Warning signs include:
- Liquidity rises only after rewards begin
- Volume does not grow with liquidity
- Most activity comes from farming behavior
- The token price falls despite high pool liquidity
- Liquidity providers exit when APY drops
- Rewards are paid in an inflationary token
- The community focuses more on yield than product usage
High liquidity is useful only if it supports real trading demand.
What Happens When Rewards End?
When rewards end, several things can happen.
Some liquidity may stay if the market is healthy. This is a positive sign.
But if most liquidity was mercenary, providers may withdraw quickly. This can make the pool thinner and more volatile.
As liquidity leaves, traders may face:
- Higher slippage
- Larger price impact
- Wider spreads
- Weaker support during selloffs
- More fragile charts
- Faster downside moves
The market can change quickly when incentives disappear.
Rewards Can Also Create Sell Pressure
Liquidity incentives often involve token emissions.
If farmers receive rewards in the project’s token, they may sell those rewards regularly. This creates continuous sell pressure.
Even if the pool has high liquidity, the token price may struggle if emissions are too high and demand is weak.
This is why traders should not only look at the APY. They should also ask who is buying the token after farmers sell rewards.
How to Identify a Liquidity Incentive Trap
Traders can use a simple checklist:
- Did liquidity grow because of rewards?
- Is volume growing organically?
- Are traders buying the token, or only farming it?
- What happens when APY decreases?
- Are rewards creating token inflation?
- Are large LPs entering and exiting quickly?
- Does the protocol have demand beyond incentives?

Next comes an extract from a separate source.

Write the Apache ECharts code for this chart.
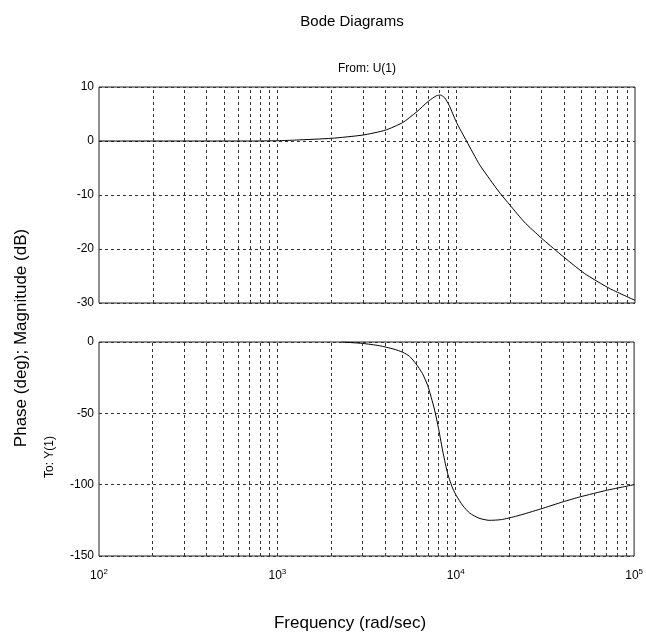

- Is liquidity stable during market stress?
If the answer to most of these questions is negative, the pool may be reward-dependent.
Healthy Incentives vs Dangerous Incentives
Not all incentives are bad.
Healthy incentives help a real market grow. They support early liquidity while usage, demand, and community activity develop.
Dangerous incentives hide weak demand. They create the appearance of strength while emissions pay people to stay.
The difference becomes clear when rewards decline.
If liquidity remains, the market may be strong. If liquidity disappears, the incentives were carrying the pool.
What Traders Should Watch Before Buying
Before buying a token with active liquidity incentives, traders should review:
- Reward duration
- Emission schedule
- Liquidity changes over time
- Volume quality
- Active buyers and sellers
- Token inflation
- Farmer behavior
- Price performance during incentives
- Upcoming reward reductions
- Pool depth without incentives
This helps traders avoid entering a market that only looks healthy because rewards are temporarily high.
Final Thoughts
Liquidity incentives can help DeFi projects grow, but they can also create misleading market conditions.
A pool may look deep, active, and safe while rewards are high. But if liquidity is only there for yield, it can leave quickly.
For traders, the key question is simple: is this liquidity organic, or is it being rented?
Rented liquidity can disappear. Real demand is harder to fake.
Before trading an incentivized pool, always check whether the market can survive after the rewards are gone.